What is the preferred way to create a background task for a Rails application? I've heard of Starling/Workling and the good ol' script/runner, but I am curious which is becoming the defacto way to manage this need?

Thanks!

Clarification: I like the idea of Rake in Background, but the problem is, I need something that is running constantly or every 10 hours. I am not going to have the luxury of sitting on a web request, it will need to be started by the server asynchronous to the activities occurring on my site.

A: 

I have used the daemons plugin in the past.

frankodwyer
+13  A: 

Ryan Bates created three great screencasts that might really help you:

  1. Rake in Background
  2. Starling and Workling
  3. Custom Daemon

He talks about the various pros and cons for using each one. This should help you get started.

Tim K.
+1 For starling.Currently using it in production. It's fast enough, reliable, and has a code base so small you can easily understand it all in a few minutes.
Michael
A: 

While I don't know if it is becoming a standard, I have had great success with BackgroundRB. I have several workers, some are long running tasks triggered by a user action while others are started on a schedule.

salt.racer
A: 

async_observer is the best. It doesn't do all kinds of dumb busy wait stuff or lose jobs on worker crashes like starling, no DB polling, etc... and it integrates into rails remarkably well.

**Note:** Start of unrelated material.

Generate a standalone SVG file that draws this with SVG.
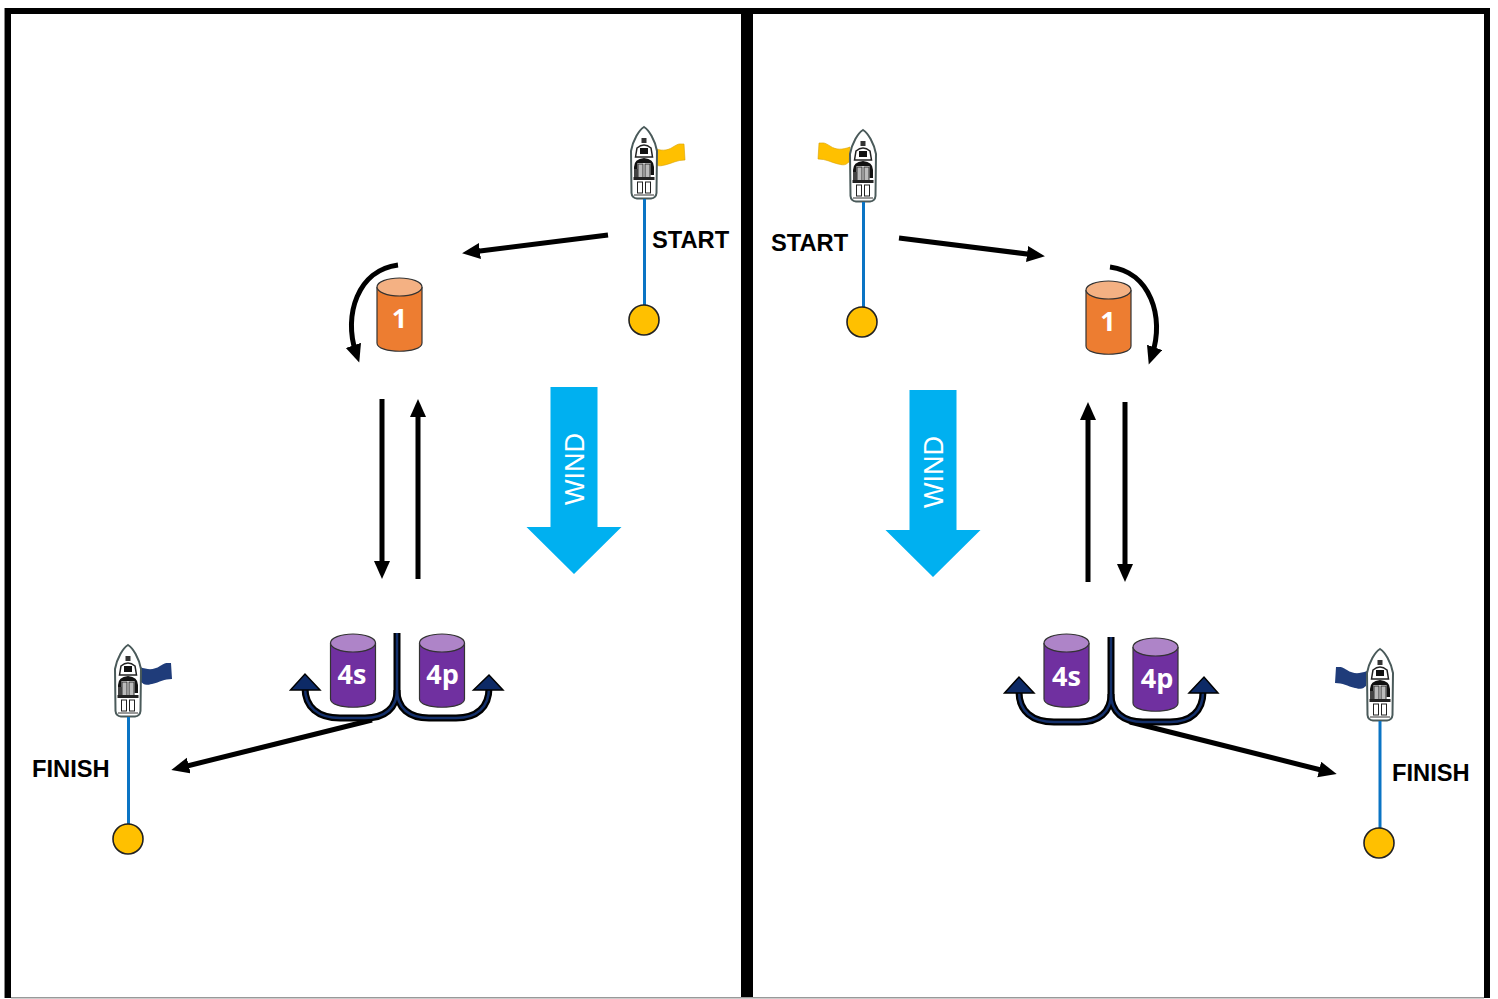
<svg xmlns="http://www.w3.org/2000/svg" width="1498" height="999" viewBox="0 0 1498 999">
<style>
.lbl{font-family:"Liberation Sans",Arial,sans-serif;font-weight:700;font-size:23.7px;fill:#000}
.cyl{font-family:"Open Sans","Noto Sans",sans-serif;font-weight:700;font-size:27px;fill:#fff;text-anchor:middle}
.wind{font-family:"Liberation Sans",Arial,sans-serif;font-size:27px;fill:#fff;text-anchor:middle}
.blk{fill:none;stroke:#000;stroke-width:5}
.nav{fill:none;stroke:#000;stroke-width:7}
.navi{fill:none;stroke:#14306b;stroke-width:2.500}
.rope{stroke:#0b74c4;stroke-width:3;fill:none}
.buoy{fill:#ffc000;stroke:#222;stroke-width:1.6}
</style>
<defs>
<marker id="ah" markerUnits="userSpaceOnUse" markerWidth="20" markerHeight="18" refX="8" refY="8" orient="auto"><path d="M0 0L18 8L0 16Z" fill="#000"/></marker>
<g id="boat">
<path d="M0 0C5 3 11 13 13 24L12.500 66Q12 71 7 71.500L-7 71.500Q-12 71 -12.500 66L-13 24C-11 13 -5 3 0 0Z" fill="#fff" stroke="#4a5a5a" stroke-width="2"/>
<path d="M-8.500 30L-7 21Q0 15 7 21L8.500 30Z" fill="#fff" stroke="#222" stroke-width="1.500"/>
<rect x="-4" y="21" width="8" height="6" fill="#111"/>
<rect x="-2.500" y="11" width="5" height="5" fill="#333"/>
<path d="M-10 40Q-10 32 0 31Q10 32 10 40L10 48L6.500 48L6.500 36L-6.500 36L-6.500 48L-10 48Z" fill="#111"/>
<rect x="-6" y="37" width="5" height="14" fill="#bbb" stroke="#333"/>
<rect x="1" y="37" width="5" height="14" fill="#bbb" stroke="#333"/>
<path d="M-10 42H-6V51H-10Z" fill="#444"/>
<rect x="-10.500" y="50" width="21" height="3" fill="#222"/>
<rect x="-6.500" y="55" width="5" height="11" fill="#fff" stroke="#222"/>
<rect x="1.500" y="55" width="5" height="11" fill="#fff" stroke="#222"/>
<rect x="-10" y="67" width="20" height="2" fill="#999"/>
</g>
<path id="flag" d="M0 0C8 3 14 3 20 -1S27 -4 31 -4L32 12C24 12 20 15 12 17S4 17 1 15Z"/>
<g id="windArrow"><path d="M0 0H47V140H71L23.500 187L-24 140H0Z" fill="#00b0f0"/></g>
<g id="cyl"><path d="M0 9V65C0 76 45 76 45 65V9" stroke="#333" stroke-width="1.200"/></g>
</defs>
<rect width="1498" height="999" fill="#fff"/>
<g id="frame">
<rect x="4" y="8" width="1" height="990" fill="#888"/>
<rect x="5" y="8" width="6" height="990" fill="#000"/>
<rect x="5" y="8" width="1485" height="6" fill="#000"/>
<rect x="741" y="8" width="12" height="990" fill="#000"/>
<rect x="1484" y="8" width="6" height="990" fill="#000"/>
<rect x="11" y="997" width="1473" height="1.500" fill="#999"/>
</g>
<g id="connectors">
<path class="blk" d="M608 235L472 252" marker-end="url(#ah)"/>
<path class="blk" d="M398 265C358 270 343 315 356 353" marker-end="url(#ah)"/>
<path class="blk" d="M382 399V569" marker-end="url(#ah)"/>
<path class="blk" d="M418 579V409" marker-end="url(#ah)"/>
<path class="blk" d="M372 720L181 767.500" marker-end="url(#ah)"/>
<path class="blk" d="M899 238L1035 255" marker-end="url(#ah)"/>
<path class="blk" d="M1110 267C1150 272 1165 317 1152 355" marker-end="url(#ah)"/>
<path class="blk" d="M1088 582V412" marker-end="url(#ah)"/>
<path class="blk" d="M1125 402V572" marker-end="url(#ah)"/>
<path class="blk" d="M1130 722L1327 771.500" marker-end="url(#ah)"/>
<g id="u-left">
<path class="nav" d="M397 633V690C397 708 385 718 365 718H340C318 718 305 707 305 688"/>
<path class="nav" d="M397 690C397 708 409 718 429 718H456C477 718 489 707 489 688"/>
<path class="navi" d="M397 633V690C397 708 385 718 365 718H340C318 718 305 707 305 688"/>
<path class="navi" d="M397 690C397 708 409 718 429 718H456C477 718 489 707 489 688"/>
<path d="M290.500 690L305 674L320 690Z" fill="#0d2a66" stroke="#000" stroke-width="1.500"/>
<path d="M473.500 690L489 675L503 690Z" fill="#0d2a66" stroke="#000" stroke-width="1.500"/>
</g>
<g id="u-right">
<path class="nav" d="M1111 637V694C1111 712 1099 722 1079 722H1054C1032 722 1019 711 1019 692"/>
<path class="nav" d="M1111 694C1111 712 1123 722 1143 722H1170C1191 722 1203 711 1203 692"/>
<path class="navi" d="M1111 637V694C1111 712 1099 722 1079 722H1054C1032 722 1019 711 1019 692"/>
<path class="navi" d="M1111 694C1111 712 1123 722 1143 722H1170C1191 722 1203 711 1203 692"/>
<path d="M1004.500 693L1019 677L1034 693Z" fill="#0d2a66" stroke="#000" stroke-width="1.500"/>
<path d="M1189 693L1204 677L1218 693Z" fill="#0d2a66" stroke="#000" stroke-width="1.500"/>
</g>
</g>
<g id="start-left">
<use href="#flag" x="653" y="148" fill="#ffc000" stroke="#d9a100" stroke-width=".6"/>
<use href="#boat" x="644" y="127"/>
<path class="rope" d="M644.500 199V306"/>
<circle class="buoy" cx="644" cy="320" r="15"/>
<text class="lbl" x="652" y="248">START</text>
</g>
<g id="mark1-left">
<use href="#cyl" x="377" y="278" fill="#ed7d31"/>
<ellipse cx="399.500" cy="287" rx="22.500" ry="9" fill="#f4b183" stroke="#333" stroke-width="1.200"/>
<text class="cyl" x="399.500" y="328">1</text>
</g>
<g id="wind-left">
<use href="#windArrow" x="550.500" y="387"/>
<text class="wind" transform="translate(584 469) rotate(-90)">WIND</text>
</g>
<g id="mark4s-left">
<use href="#cyl" x="330.500" y="634" fill="#7030a0"/>
<ellipse cx="353" cy="643" rx="22.500" ry="9" fill="#ae84c8" stroke="#333" stroke-width="1.200"/>
<text class="cyl" x="352" y="684">4s</text>
</g>
<g id="mark4p-left">
<use href="#cyl" x="419.500" y="634" fill="#7030a0"/>
<ellipse cx="442" cy="643" rx="22.500" ry="9" fill="#ae84c8" stroke="#333" stroke-width="1.200"/>
<text class="cyl" x="442.500" y="684">4p</text>
</g>
<g id="finish-left">
<use href="#flag" x="140" y="667" fill="#1f3c7a"/>
<use href="#boat" x="128" y="645"/>
<path class="rope" d="M128.500 717V825"/>
<circle class="buoy" cx="128" cy="839" r="15"/>
<text class="lbl" x="32" y="777">FINISH</text>
</g>
<g id="start-right">
<use href="#flag" transform="translate(850 147) scale(-1 1)" fill="#ffc000" stroke="#d9a100" stroke-width=".6"/>
<use href="#boat" x="863" y="130"/>
<path class="rope" d="M863.500 202V308"/>
<circle class="buoy" cx="862" cy="322" r="15"/>
<text class="lbl" x="771" y="251">START</text>
</g>
<g id="mark1-right">
<use href="#cyl" x="1086" y="281" fill="#ed7d31"/>
<ellipse cx="1108.500" cy="290" rx="22.500" ry="9" fill="#f4b183" stroke="#333" stroke-width="1.200"/>
<text class="cyl" x="1108" y="331">1</text>
</g>
<g id="wind-right">
<use href="#windArrow" x="909.500" y="390"/>
<text class="wind" transform="translate(943 472) rotate(-90)">WIND</text>
</g>
<g id="mark4s-right">
<use href="#cyl" x="1044" y="634" fill="#7030a0"/>
<ellipse cx="1066.500" cy="643" rx="22.500" ry="9" fill="#ae84c8" stroke="#333" stroke-width="1.200"/>
<text class="cyl" x="1066.500" y="686">4s</text>
</g>
<g id="mark4p-right">
<use href="#cyl" x="1133" y="638" fill="#7030a0"/>
<ellipse cx="1155.500" cy="647" rx="22.500" ry="9" fill="#ae84c8" stroke="#333" stroke-width="1.200"/>
<text class="cyl" x="1157" y="688">4p</text>
</g>
<g id="finish-right">
<use href="#flag" transform="translate(1367 671) scale(-1 1)" fill="#1f3c7a"/>
<use href="#boat" x="1380" y="649"/>
<path class="rope" d="M1380 721V829"/>
<circle class="buoy" cx="1379" cy="843" r="15"/>
<text class="lbl" x="1392" y="781">FINISH</text>
</g>
</svg>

I push tons of jobs through it and it pretty much doesn't care.

Dustin
+3  A: 

It depends on your needs.

Try out delayed_job, which is maintained by Tobi, a Shopify founder, and forked by DHH.

maurycy
+2  A: 

I usually rely on cronjob scheduling as it gives the flexibility without having to write separate code to schedule it. Anything that can be executed from shell, can be scheduled! Be it any script (ruby / rake task / py / bash / any other you like), cronjob scheduling can be easily achieved.

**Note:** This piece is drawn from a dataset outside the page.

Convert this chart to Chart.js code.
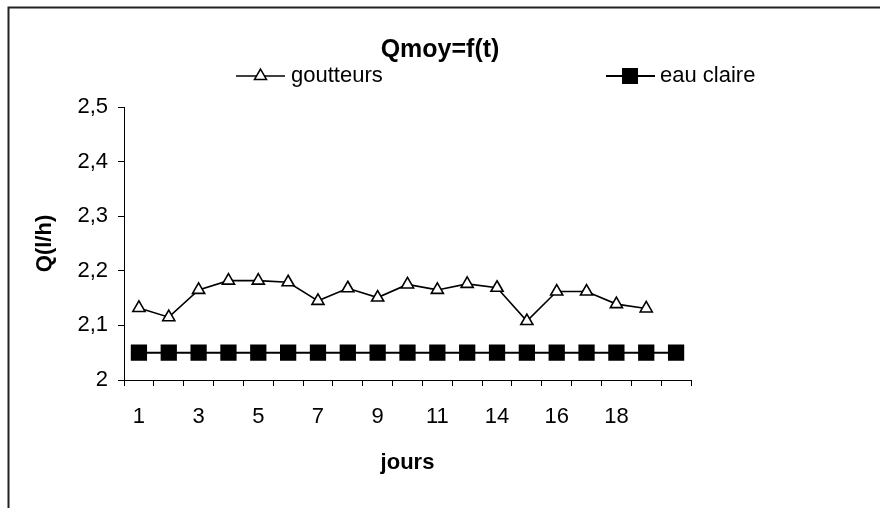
<!DOCTYPE html>
<html>
<head>
<meta charset="utf-8">
<title>Qmoy=f(t)</title>
<script src="https://cdn.jsdelivr.net/npm/chart.js@4/dist/chart.umd.min.js"></script>
<style>
  body { margin: 0; background: #fff; }
  canvas { display: block; }
</style>
</head>
<body>
<canvas id="chart" width="880" height="508"></canvas>
<script>
// jours de mesure (le jour 13 manque)
const jours = [1, 2, 3, 4, 5, 6, 7, 8, 9, 10, 11, 12, 14, 15, 16, 17, 18, 19, 20];

// débit moyen des goutteurs (l/h), pas de mesure le dernier jour
const goutteurs = [2.132, 2.115, 2.165, 2.182, 2.182, 2.179, 2.145, 2.168, 2.151,
  2.175, 2.165, 2.176, 2.169, 2.108, 2.162, 2.162, 2.139, 2.131, null];

// débit de référence en eau claire
const eauClaire = [2.05, 2.05, 2.05, 2.05, 2.05, 2.05, 2.05, 2.05, 2.05, 2.05,
  2.05, 2.05, 2.05, 2.05, 2.05, 2.05, 2.05, 2.05, 2.05];

const yTicks = [2, 2.1, 2.2, 2.3, 2.4, 2.5];

const FONT = "'Liberation Sans', Arial, sans-serif";
Chart.defaults.font.family = FONT;
Chart.defaults.color = '#000';

function triangle(ctx, x, y, r) {
  ctx.beginPath();
  ctx.moveTo(x, y - r);
  ctx.lineTo(x + r * Math.sin(Math.PI / 3), y + r * 0.5);
  ctx.lineTo(x - r * Math.sin(Math.PI / 3), y + r * 0.5);
  ctx.closePath();
  ctx.fillStyle = '#fff';
  ctx.fill();
  ctx.stroke();
}

// cadre + légende façon Excel (trait traversant le marqueur)
const decor = {
  id: 'decor',
  beforeDraw(chart) {
    const ctx = chart.ctx;
    ctx.save();
    ctx.strokeStyle = '#222';
    ctx.lineWidth = 2;
    ctx.beginPath();
    ctx.moveTo(8.5, chart.height);
    ctx.lineTo(8.5, 7.5);
    ctx.lineTo(chart.width, 7.5);
    ctx.stroke();
    ctx.restore();
  },
  afterDraw(chart) {
    const ctx = chart.ctx;
    const y = 76;
    ctx.save();
    ctx.strokeStyle = '#000';
    ctx.lineWidth = 1.5;
    ctx.font = '22px ' + FONT;
    ctx.fillStyle = '#000';
    ctx.textBaseline = 'middle';

    ctx.beginPath();
    ctx.moveTo(236, y);
    ctx.lineTo(285, y);
    ctx.stroke();
    triangle(ctx, 260.5, y, 7);
    ctx.fillStyle = '#000';
    ctx.fillText('goutteurs', 291, y);

    ctx.lineWidth = 2;
    ctx.beginPath();
    ctx.moveTo(606, y);
    ctx.lineTo(655, y);
    ctx.stroke();
    ctx.fillRect(622, y - 8, 16, 16);
    ctx.fillText('eau claire', 660, y);
    ctx.restore();
  }
};

new Chart(document.getElementById('chart'), {
  type: 'line',
  data: {
    labels: jours,
    datasets: [
      {
        label: 'goutteurs',
        data: goutteurs,
        borderColor: '#000',
        borderWidth: 1.6,
        backgroundColor: '#fff',
        pointStyle: 'triangle',
        pointRadius: 7,
        pointBorderWidth: 1.6,
        pointBorderColor: '#000',
        pointBackgroundColor: '#fff',
        tension: 0
      },
      {
        label: 'eau claire',
        data: eauClaire,
        borderColor: '#000',
        borderWidth: 2,
        backgroundColor: '#000',
        pointStyle: 'rect',
        pointRadius: 11.5,
        pointBorderWidth: 0,
        pointBackgroundColor: '#000',
        tension: 0
      }
    ]
  },
  options: {
    responsive: false,
    animation: false,
    devicePixelRatio: 1,
    layout: { padding: 0 },
    plugins: {
      legend: { display: false },
      tooltip: { enabled: false },
      title: {
        display: true,
        text: 'Qmoy=f(t)',
        font: { size: 25, weight: 'bold' },
        color: '#000',
        padding: { top: 35, bottom: 42 }
      }
    },
    scales: {
      x: {
        offset: true,
        grid: {
          offset: true,
          drawOnChartArea: false,
          drawTicks: true,
          tickLength: 6,
          color: '#000'
        },
        border: { display: true, color: '#000', width: 1 },
        ticks: {
          autoSkip: false,
          maxRotation: 0,
          padding: 18,
          font: { size: 22 },
          callback: function (v, i) {
            return (i % 2 === 0 && i < jours.length - 1) ? String(jours[i]) : '';
          }
        },
        title: {
          display: true,
          text: 'jours',
          font: { size: 22, weight: 'bold' },
          padding: { top: 0, bottom: 32 }
        },
        afterFit: function (s) { s.height = 128; }
      },
      y: {
        position: 'left',
        min: 2,
        max: 2.5,
        afterBuildTicks: function (s) {
          s.ticks = yTicks.map(function (v) { return { value: v }; });
        },
        grid: {
          drawOnChartArea: false,
          drawTicks: true,
          tickLength: 6,
          color: '#000'
        },
        border: { display: true, color: '#000', width: 1 },
        ticks: {
          padding: 10,
          font: { size: 22 },
          callback: function (v) {
            return String(Number(v.toFixed(1))).replace('.', ',');
          }
        },
        title: {
          display: true,
          text: 'Q(l/h)',
          font: { size: 22, weight: 'bold' },
          padding: { top: 31.8, bottom: 0 }
        },
        afterFit: function (s) { s.width = 124; }
      },
      // marge droite de la zone de tracé
      y2: {
        position: 'right',
        display: true,
        grid: { display: false },
        border: { display: false },
        ticks: { display: false },
        afterFit: function (s) { s.width = 189; }
      }
    }
  },
  plugins: [decor]
});
</script>
</body>
</html>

If running on windows, one can use scheduled tasks

Hope this helps.

Chirantan
+1  A: 

Most of the plugins that have been mentioned will do the job, but if all you need is a Rake task run on a set schedule, then there's really no need to start throwing more architecture at it.

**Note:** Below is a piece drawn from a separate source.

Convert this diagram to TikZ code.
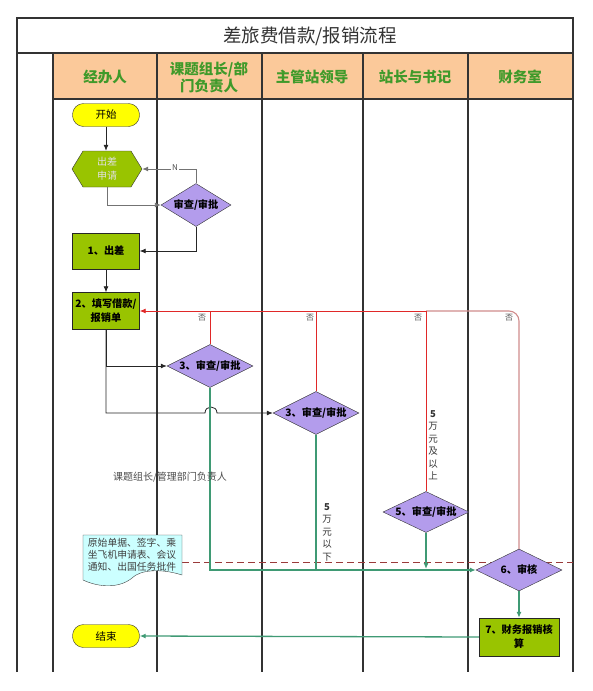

Just add a cron job which executes

"cd /path/to/rails/app; RAILS_ENV=production rake run:my:task"

Why reinvent the wheel, when Unix like operating systems have been running tasks on a schedule for decades?

Jon Wood
A: 

Have a look at Taskr. It's basically like cron, but with a RESTful web interface. You can use it to schedule tasks to periodically connect to your Rails app and trigger arbitrary code (via the Taskr4rails plugin). It's meant to fit nicely into a system built around RESTful services, plus it can notify you if a task returns an error, fails to run, etc.